Proses pelibatan pihak-pihak terkait yang terdampak dari tindak pidana menjadi tantangan bagi aparat penegak hukum untuk melibatkan partisipasi mereka di dalam pengambilan keputusan dengan mengedepankan prinsip terbaik bagi anak. Proses musyawarah bersama antara APH, Pelaku, Korban, masyarakat yang terdampak dan memiliki andil untuk kontrol sosial anak nantinya turut hadir memberikan pendapat dalam mewarnai musyawarah tentu membutuhkan kompetensi dan keahlian para aparat penegak hukum agar musyawarah dapat berlangsung dengan baik dan hasil akhir adalah menghasilkan putusan yang mengutamakan kepentingan terbaik bagi anak. Sehingga adanya upaya peningkatan kompetensi aparat penegak hukum mutlak dilakukan seiring dengan perubahan paradigma dalam menyelesaikan perkara tindak pidana yang dilakukan anak.

PERAN STRATEGIS TOT

Training of Trainer merupakan pelatihan yang dilakukan kepada calon fasilitator agar mampu mentransfer keahliannya secara cepat menjadi salah satu upaya strategis untuk meningkatkan kompetensi dan pemahaman terkait dengan penyelenggaraan sistem peradilan pidana bagi anak. Dengan Training of Trainer yang memberikan pembelajaran transfer ilmu serta dilakukan secara bersama-sama antar aparat penegak hukum memberikan ruang untuk menyatukan persepsi sehingga di lapangan dapat memberikan kontribusi terbaik sesuai peran masing-masing.

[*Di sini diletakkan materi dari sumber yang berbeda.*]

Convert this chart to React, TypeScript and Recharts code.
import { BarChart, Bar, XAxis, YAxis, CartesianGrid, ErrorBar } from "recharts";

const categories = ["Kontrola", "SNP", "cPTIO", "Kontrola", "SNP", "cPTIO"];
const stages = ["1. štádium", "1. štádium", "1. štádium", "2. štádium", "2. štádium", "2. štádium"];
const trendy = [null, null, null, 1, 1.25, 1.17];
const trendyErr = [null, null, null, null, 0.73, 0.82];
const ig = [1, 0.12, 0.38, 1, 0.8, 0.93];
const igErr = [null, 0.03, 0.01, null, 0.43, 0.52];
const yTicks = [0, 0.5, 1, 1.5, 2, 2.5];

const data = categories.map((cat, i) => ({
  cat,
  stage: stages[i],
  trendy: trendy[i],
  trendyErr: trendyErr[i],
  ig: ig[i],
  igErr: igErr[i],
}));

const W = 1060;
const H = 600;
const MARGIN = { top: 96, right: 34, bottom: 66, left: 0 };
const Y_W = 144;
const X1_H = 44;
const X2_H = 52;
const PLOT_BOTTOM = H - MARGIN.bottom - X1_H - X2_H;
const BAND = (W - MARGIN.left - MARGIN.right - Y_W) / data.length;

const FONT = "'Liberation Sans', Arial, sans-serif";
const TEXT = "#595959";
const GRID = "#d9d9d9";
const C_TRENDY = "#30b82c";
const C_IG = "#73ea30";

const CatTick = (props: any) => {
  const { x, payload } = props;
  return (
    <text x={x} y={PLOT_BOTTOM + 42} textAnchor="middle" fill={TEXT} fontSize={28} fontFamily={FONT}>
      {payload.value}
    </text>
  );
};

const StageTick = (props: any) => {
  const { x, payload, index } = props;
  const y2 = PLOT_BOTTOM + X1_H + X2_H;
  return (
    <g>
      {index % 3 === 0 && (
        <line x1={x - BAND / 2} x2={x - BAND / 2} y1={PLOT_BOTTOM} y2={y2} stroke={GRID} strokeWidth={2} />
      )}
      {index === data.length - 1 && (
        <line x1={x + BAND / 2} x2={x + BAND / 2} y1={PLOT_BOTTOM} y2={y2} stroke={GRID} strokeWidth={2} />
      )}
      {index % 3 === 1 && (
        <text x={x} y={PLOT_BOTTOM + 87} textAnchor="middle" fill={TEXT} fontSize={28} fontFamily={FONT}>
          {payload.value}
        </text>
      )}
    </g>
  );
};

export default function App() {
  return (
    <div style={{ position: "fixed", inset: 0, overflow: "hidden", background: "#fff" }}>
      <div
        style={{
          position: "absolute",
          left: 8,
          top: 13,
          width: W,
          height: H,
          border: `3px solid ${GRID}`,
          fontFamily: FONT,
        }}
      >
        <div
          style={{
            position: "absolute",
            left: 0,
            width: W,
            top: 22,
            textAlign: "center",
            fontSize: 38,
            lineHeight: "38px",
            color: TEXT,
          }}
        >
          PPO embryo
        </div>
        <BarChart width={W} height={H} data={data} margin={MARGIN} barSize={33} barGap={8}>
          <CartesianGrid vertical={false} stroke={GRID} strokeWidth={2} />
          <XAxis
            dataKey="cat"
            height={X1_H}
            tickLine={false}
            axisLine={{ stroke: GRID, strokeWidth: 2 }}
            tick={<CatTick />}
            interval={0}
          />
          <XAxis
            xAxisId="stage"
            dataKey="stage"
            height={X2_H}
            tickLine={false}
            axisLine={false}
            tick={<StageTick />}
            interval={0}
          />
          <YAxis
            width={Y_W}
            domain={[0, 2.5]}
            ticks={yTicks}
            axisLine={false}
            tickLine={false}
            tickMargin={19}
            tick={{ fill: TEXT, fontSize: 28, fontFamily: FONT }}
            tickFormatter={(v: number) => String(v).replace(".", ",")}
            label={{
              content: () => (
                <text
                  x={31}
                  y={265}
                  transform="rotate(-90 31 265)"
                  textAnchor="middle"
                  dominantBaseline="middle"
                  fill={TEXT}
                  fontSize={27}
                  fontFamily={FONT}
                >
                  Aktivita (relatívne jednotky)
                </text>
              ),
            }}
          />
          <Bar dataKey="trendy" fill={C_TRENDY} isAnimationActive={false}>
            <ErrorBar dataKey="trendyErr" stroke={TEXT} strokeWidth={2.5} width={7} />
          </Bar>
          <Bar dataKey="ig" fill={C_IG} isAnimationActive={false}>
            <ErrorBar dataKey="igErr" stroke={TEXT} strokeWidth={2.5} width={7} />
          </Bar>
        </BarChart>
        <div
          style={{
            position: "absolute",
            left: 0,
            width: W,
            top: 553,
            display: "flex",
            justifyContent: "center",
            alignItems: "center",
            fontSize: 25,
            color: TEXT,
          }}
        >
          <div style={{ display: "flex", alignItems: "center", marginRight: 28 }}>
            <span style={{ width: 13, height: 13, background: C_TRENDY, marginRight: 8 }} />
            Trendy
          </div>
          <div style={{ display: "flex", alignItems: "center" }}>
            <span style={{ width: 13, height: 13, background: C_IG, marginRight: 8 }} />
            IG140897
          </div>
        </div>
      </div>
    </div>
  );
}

Menjadi seorang trainer tentu tidak bisa dilakukan dengan cara yang sembarangan. Ada begitu banyak kompetensi yang harus dimiliki karena menyangkut sikap profesionalitas sehingga penyelenggaraan Training of Trainer menjadi peran vital untuk membantu peningkatan kompetensi bagi calon trainer. Selain itu, penyelenggaraan Training of Trainer juga akan mampu meningkatkan rasa percaya diri pada trainer karena sudah tersertifikasi, memiliki bekal pengetahuan dalam memberikan pelatihan yang baik, benar, dan menarik kepada peserta.

 

KESIMPULAN DAN CATATAN PENUTUP

Lahirnya Undang-Undang Sistem Peradilan Pidana Anak menjadi sejarah baru reformasi hukum di Indonesia. Maka perlu upaya dalam peningkatan kompetensi para aparat penegak hukum agar cita-cita dalam undang-undang tersebut dapat terwujud demi kepentingan terbaik bagi anak. Program Training of Trainer menjadi sarana untuk meningkatkan pemahaman dan kompetensi bagi APH sehingga dapat menjalankan undang-undang tersebut dengan baik. Diharapkan dengan ToT para penegak hukum yang menjalani program tersebut dapat memberikan kontribusi penyaluran informasi yang seirama antar penegak hukum dan menjalankan peran masing-masing secara optimal demi terwujudnya Keadilan Restoratif yang mengedepankan prinsip kepentingan terbaik bagi anak.